Gabriel Churchkitten
- Author: Margot Austin
- Publication date: 1942
- OCLC: 1511702

= Gabriel Churchkitten =

1942 book by Margot Austin

Gabriel Churchkitten is a children's book written in 1942 by Margot Austin and published that same year by Dutton. It is the second in a series of four books about a mouse, a cat and a dog that live in the church of Parson Peaseporrige. The parson is a bit absent-minded and in this book he sleepwalks. When he does, he eats the cheese, milk and bone he has set out for the animals. To make matters worse he also plays the organ in his sleep. To find a solution Gabriel puts on his thinking cap. He once heard the parson say, "A little bird told me...." So Gabriel's ties a glass bird in a nest on his head as a thinking cap.

== Reception ==
The New York Times felt this book did not live up to the impossibly high standard set by Peter Churchmouse. However, the plot is more complex and more suitable for school-age children.

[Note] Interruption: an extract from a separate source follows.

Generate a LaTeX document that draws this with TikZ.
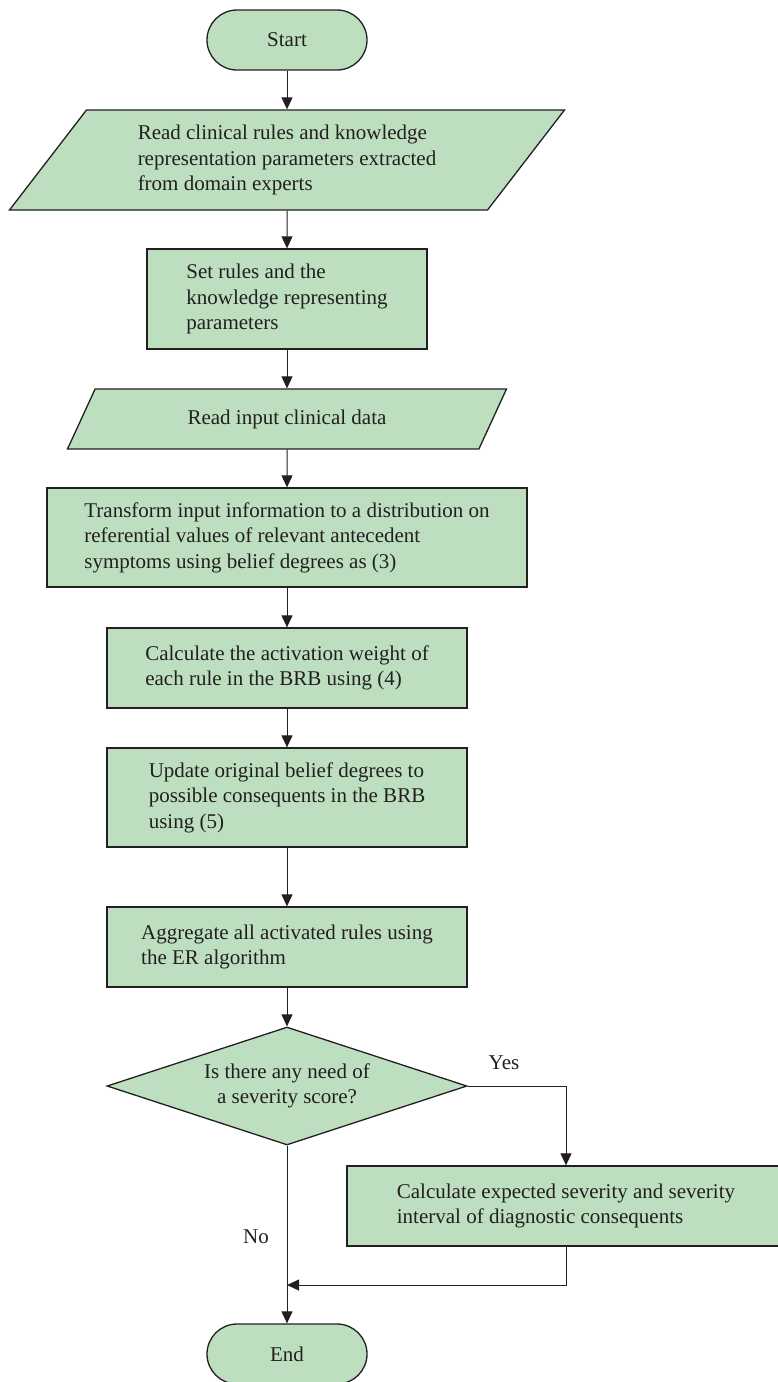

However, the Times-Standard of New Bedford, Massachusetts held the opposite view, claiming that the story surpassed its predecessor in plot and illustration, and stated that even the youngest children would be interested. Kirkus reviews also expressed a positive opinion, calling the book "delicious."

In 1944, the story was adapted to an animated short film of the same name by Famous Studios as part of their Noveltoons series.